La preuve des agissements fautifs
La charge de la preuve
En principe, c’est au salarié qui saisit la justice d’établir la matérialité des faits. Cependant, et conformément à l’article L. 1154-1 du Code du travail, le salarié n’a pas à prouver de manière exhaustive les faits de harcèlement moral ou de harcèlement moral. Par analogie, ce régime probatoire spécifique est souvent appliquée aux autres faits portant atteintes à la santé mentale. Il lui suffit de présenter des éléments laissant présumer leur existence. Il appartient ensuite à l’employeur de démontrer que les agissements ne sont pas constitutifs de harcèlement ou qu’il a pris les mesures nécessaires pour les prévenir.
Cette modulation de la charge de la preuve a été confirmée par la Cour de cassation (Cass. soc., 27 novembre 2019, n° 18-10.551).
Les éléments de preuve
Les éléments de preuve du salarié sont notamment les suivants :
- Les témoignages avec des attestations de collègues, d’anciens salariés, de clients, etc. ;
- Les documents écrits comme les échanges de courriels, SMS, comptes-rendus de réunions, évaluations professionnelles, plannings, feuilles de temps prouvant une surcharge de travail, etc. ;
- Les absences répétées du salarié ;
- Les certificats médicaux établis par le médecin traitant, le psychiatre, le psychologue, décrivant l’état de santé mentale (anxiété, dépression, burn-out, stress post-traumatique, etc.) et faisant le lien avec les conditions de travail du salarié ;
- Les constats d’huissier peuvent être établis pour des faits observables (conditions de travail dégradées, etc.) ;
- Les rapports d’expertise d’experts psychiatres ou psychologues désignés par le juge ou à l’initiative du salarié ;
- Les signalements internes avec la preuve des alertes émises auprès de la hiérarchie, des ressources humaines, des représentants du personnel, du médecin du travail.
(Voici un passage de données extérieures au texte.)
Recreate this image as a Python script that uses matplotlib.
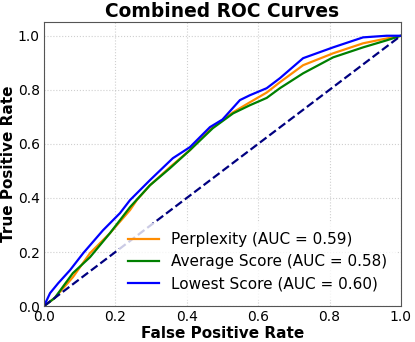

Les différentes procédures
La juridiction compétente est le Conseil de prud’hommes qui est saisi par une requête aux fins de saisine déposée au greffe par le salarié ou son représentant ;
Concernant l’action cessation des agissements causant des troubles mentaux au salarié, il existe plusieurs types de procédures. Le salarié précisera dans sa requête celle qu’il souhaite engager parmi les suivantes :
- La procédure devant le Bureau de conciliation et d’orientation est la première étape obligatoire de la procédure prud’homale, sauf exceptions. Son objectif principal est de favoriser un règlement amiable du litige entre le salarié et l’employeur. En cas d’échec, total ou partiel, l’affaire est ensuite orientée vers le Bureau de jugement, qui sera chargé de trancher les points litigieux. Dans l’attente, le Bureau de conciliation et d’orientation peut prendre des mesures provisoires ;
- La procédure accélérée au fond qui permet une évaluation complète des faits directement devant le bureau de jugement, uniquement pour les cas prévus par la loi tels que le harcèlement moral et le harcèlement sexuel. Ce n’est pas une obligation pour le salarié mais dans ces deux situations il peut bénéficier de cette procédure pour aller directement à la phase de jugement sans passer par la phase de tentative de conciliation ;
- La procédure de référé qui permet à la formation des référés d’ordonner des mesures provisoires et urgentes pour faire cesser un trouble manifestement illicite. ;
Les délais pour agir
Le délai applicable pour agir en justice, c’est à dire le délai de prescription de l’action en justice, dépend du fondement juridique de l’action engagée, à savoir :
- En cas de harcèlement moral avéré ou allégué et de harcèlement sexuel, le délai de prescription est de 5 ans à compter du dernier fait de harcèlement ;
- Les actions relatives à l’exécution du contrat de travail, qui comprend l’obligation générale de sécurité de l’employeur et par conséquent les situations susceptibles d’engendrer des troubles mentaux, sont soumises à un délai de prescription de 2 ans à compter du fait générateur des troubles.